Even so, his comments came as Queensland was placed into a snap lockdown over the weekend as the state recorded six new locally acquired Covid-19 cases on Saturday and a further nine new local cases reported on Sunday. The cases were linked to linked to five Brisbane schools, including Brisbane Boys Grammar school.
“It’s not a matter of counting how many people have got the goddamn thing (Covid-19). The problem is people have gone broke,” Mr Triguboff said.
Mr Triguboff said that years ago builders from Queensland wanted to work in NSW because there was no work in Queensland. Now the opposite was true: Sydney’s Meriton staff wanted to move to the Sunshine State.
“I have a problem. I spent my whole life building Sydney and my company and now they are destroying the development in Sydney,” he said, in reference to the city’s ban on constriction. The two week ban was lifted over the weekend, although building projects in the worst hit local government areas remain suspended.
“I am talking to my guys. We will have to move some of us to Queensland. I will still build a lot here. I have a lot of land here in Sydney … (but) many Meriton staff want to move to Queensland. We will definitely move a lot more into Surfers Paradise …’’
On the vaccination front Mr Triguboff said he and his wife Rhonda were among the first in Australia to get the vaccine.
“They should vaccinate day and night – we have to,” said Mr Triguboff, calling for 24 hour vaccination centre. “At the moment it is rubbish.”
He said that at the current slow rate of vaccination it would be six to seven months before Australians were fully vaccinated.
“Everybody supports the vaccinations, and yes of course I encouraged them at Meriton from the first day,” he said.
The property developer, worth about $16bn, blames the high number of Covid-19 cases in Sydney on the government. “It wanted to please everyone,” he said.
“They didn’t realise the danger they were getting into … in the beginning we were the best in the world (at controlling it), since then it’s spread and spread …
“Now it’s much harder to control it as it has spread here.
“We thought we would be nice to people not force them to vaccinate. Now everybody understands … we have to do it as fast as possible.”
Given the problems in Sydney Mr Triguboff is buying more land on Queensland’s Gold Coast “and a little bit in Brisbane” to build 2000-3000 more apartments.
He is finishing the 700-unit Ocean apartment tower in Surfers Paradise and building a second tower on another site with nearly the same number of apartments.
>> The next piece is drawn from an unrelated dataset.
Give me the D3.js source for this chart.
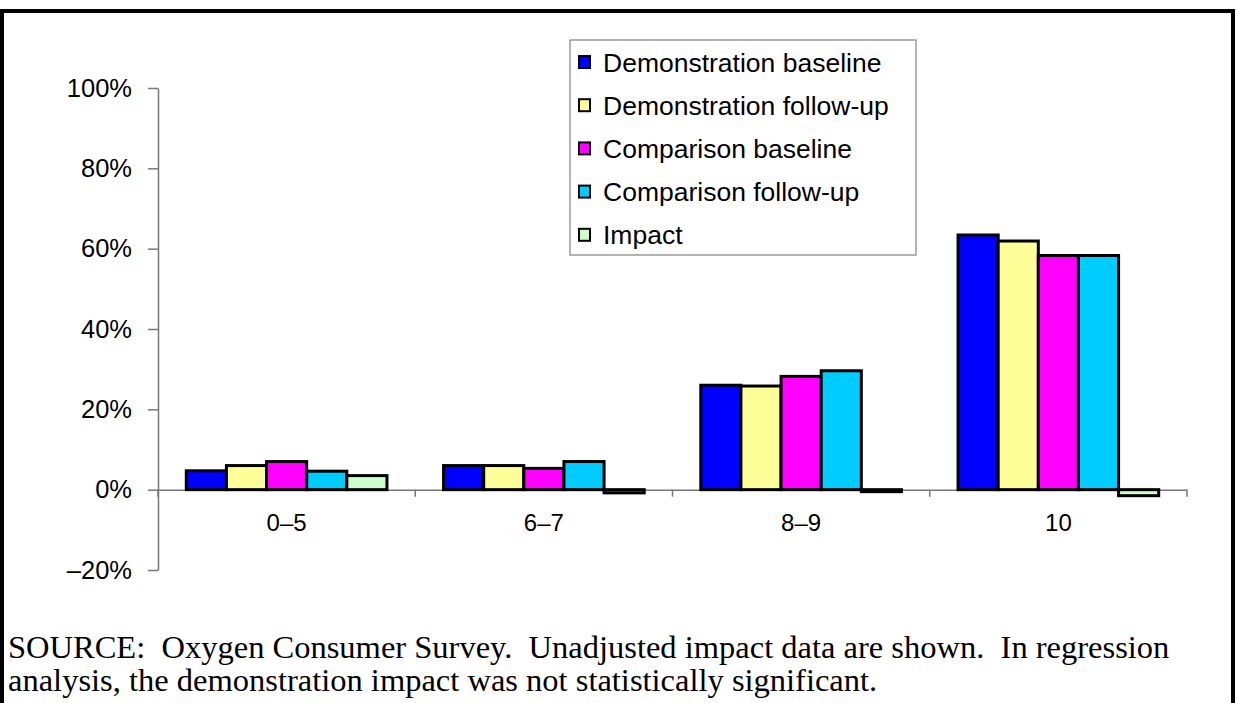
<!DOCTYPE html>
<html>
<head>
<meta charset="utf-8">
<script src="https://cdn.jsdelivr.net/npm/d3@7"></script>
<style>
  html, body { margin: 0; padding: 0; background: #fff; }
  svg { display: block; }
</style>
</head>
<body>
<svg id="chart" width="1236" height="703"></svg>
<script>
// Score groups on the x axis
const categories = ["0\u20135", "6\u20137", "8\u20139", "10"];

// Series shown in each group (percent of respondents)
const seriesNames = [
  "Demonstration baseline",
  "Demonstration follow-up",
  "Comparison baseline",
  "Comparison follow-up",
  "Impact"
];
const demoBaseline = [4.7, 6.0, 26.0, 63.4];
const demoFollowUp = [6.0, 6.0, 25.8, 61.9];
const compBaseline = [7.0, 5.3, 28.2, 58.3];
const compFollowUp = [4.6, 7.0, 29.6, 58.3];
const impact = [3.5, -0.8, -0.5, -1.5];

const seriesColors = ["#0000ff", "#ffff99", "#ff00ff", "#00ccff", "#ccffcc"];

// Y axis ticks
const yTicks = [-20, 0, 20, 40, 60, 80, 100];
const yTickLabels = ["\u201320%", "0%", "20%", "40%", "60%", "80%", "100%"];

const sourceLines = [
  "SOURCE:\u00a0\u00a0Oxygen Consumer Survey.\u00a0\u00a0Unadjusted impact data are shown.\u00a0\u00a0In regression",
  "analysis, the demonstration impact was not statistically significant."
];

const seriesValues = [demoBaseline, demoFollowUp, compBaseline, compFollowUp, impact];

const svg = d3.select("#chart");
const sans = "'Liberation Sans', Arial, sans-serif";
const serif = "'Liberation Serif', 'Times New Roman', serif";

// Outer frame (open at the bottom)
svg.append("path")
  .attr("d", "M2,703 L2,11 L1233,11 L1233,703")
  .attr("fill", "none")
  .attr("stroke", "#000")
  .attr("stroke-width", 4);

// Scales
const y = d3.scaleLinear().domain([-20, 100]).range([570, 88]);
const x0 = d3.scaleBand().domain(categories).range([158, 1187])
  .paddingInner(0.22).paddingOuter(0.11);
const x1 = d3.scaleBand().domain(seriesNames).range([0, x0.bandwidth()]);

const axisColor = "#777";

// Y axis
const yAxis = d3.axisLeft(y)
  .tickValues(yTicks)
  .tickSize(10)
  .tickSizeOuter(0)
  .tickPadding(16)
  .tickFormat(d => yTickLabels[yTicks.indexOf(d)]);

const gy = svg.append("g")
  .attr("transform", "translate(158,0)")
  .call(yAxis);
gy.attr("font-size", null).attr("font-family", null);
gy.select(".domain").attr("stroke", axisColor).attr("stroke-width", 1.5);
gy.selectAll(".tick line").attr("stroke", axisColor).attr("stroke-width", 1.5);
gy.selectAll(".tick text")
  .attr("font-family", sans)
  .attr("font-size", 25.5)
  .attr("fill", "#000");

// X axis along zero, with tick marks at group boundaries
const x0Axis = d3.axisBottom(x0).tickSize(0).tickSizeOuter(0).tickPadding(24);
const gx = svg.append("g")
  .attr("transform", `translate(0,${y(0)})`)
  .call(x0Axis);
gx.attr("font-size", null).attr("font-family", null);
gx.select(".domain").attr("stroke", axisColor).attr("stroke-width", 1.5);
gx.selectAll(".tick text")
  .attr("font-family", sans)
  .attr("font-size", 24)
  .attr("fill", "#000");

const half = x0.step() * x0.paddingInner() / 2;
const boundaries = categories.map(c => x0(c) - half)
  .concat([x0(categories[categories.length - 1]) + x0.bandwidth() + half]);
gx.selectAll(".bound")
  .data(boundaries)
  .join("line")
  .attr("class", "bound")
  .attr("x1", d => d).attr("x2", d => d)
  .attr("y1", 0).attr("y2", 7)
  .attr("stroke", axisColor)
  .attr("stroke-width", 1.5);

// Bars
const groups = svg.append("g").selectAll("g")
  .data(categories)
  .join("g")
  .attr("transform", c => `translate(${x0(c)},0)`);

groups.selectAll("rect")
  .data((c, ci) => seriesNames.map((s, si) => ({ s, si, v: seriesValues[si][ci] })))
  .join("rect")
  .attr("x", d => x1(d.s))
  .attr("width", x1.bandwidth())
  .attr("y", d => Math.min(y(d.v), y(0)))
  .attr("height", d => Math.abs(y(d.v) - y(0)))
  .attr("fill", d => seriesColors[d.si])
  .attr("stroke", "#000")
  .attr("stroke-width", 3);

// Legend
const legend = svg.append("g").attr("transform", "translate(570,40)");
legend.append("rect")
  .attr("x", 0).attr("y", 0)
  .attr("width", 346).attr("height", 215)
  .attr("fill", "#fff")
  .attr("stroke", "#808080")
  .attr("stroke-width", 1.2);

const items = legend.selectAll(".item")
  .data(seriesNames)
  .join("g")
  .attr("class", "item")
  .attr("transform", (d, i) => `translate(0,${22 + i * 43.2})`);
items.append("rect")
  .attr("x", 9).attr("y", -6)
  .attr("width", 11).attr("height", 12)
  .attr("fill", (d, i) => seriesColors[i])
  .attr("stroke", "#000")
  .attr("stroke-width", 2);
items.append("text")
  .attr("x", 33).attr("y", 0)
  .attr("dy", "0.36em")
  .attr("font-family", sans)
  .attr("font-size", 26.5)
  .attr("fill", "#000")
  .text(d => d);

// Source note
svg.append("g").selectAll("text")
  .data(sourceLines)
  .join("text")
  .attr("x", 8)
  .attr("y", (d, i) => 658 + i * 33)
  .attr("font-family", serif)
  .attr("font-size", 32.5)
  .attr("fill", "#000")
  .text(d => d);
</script>
</body>
</html>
In Sydney, all of the billionaire’s construction sites were shut but as of July 31 he was allowed to open half of them. However, due to Parramatta Council being in a Covid hotspot, three unit towers in that local government area cannot be accessed.
“I have problems with other sites as well … our production at the moment is down to about one quarter,” he said.
“When it opens it will be down to half, and we hope nothing else happens.
“All my serviced apartments are a complete hopeless case, even Surfers Paradise is hopeless as guests from Sydney can’t come.”
Mr Triguboff said it was a blessing that six of his serviced apartment towers were being used as quarantine hotels.
“That helps me – otherwise I can lease out only about 10 per cent. You can’t run a business with 10 per cent, and it’s been going on for months and months.
“We will also lose a lot of the workers in the serviced apartments as they find the industry is not stable. They have destroyed the planning department in NSW, nobody can work here or build anything.”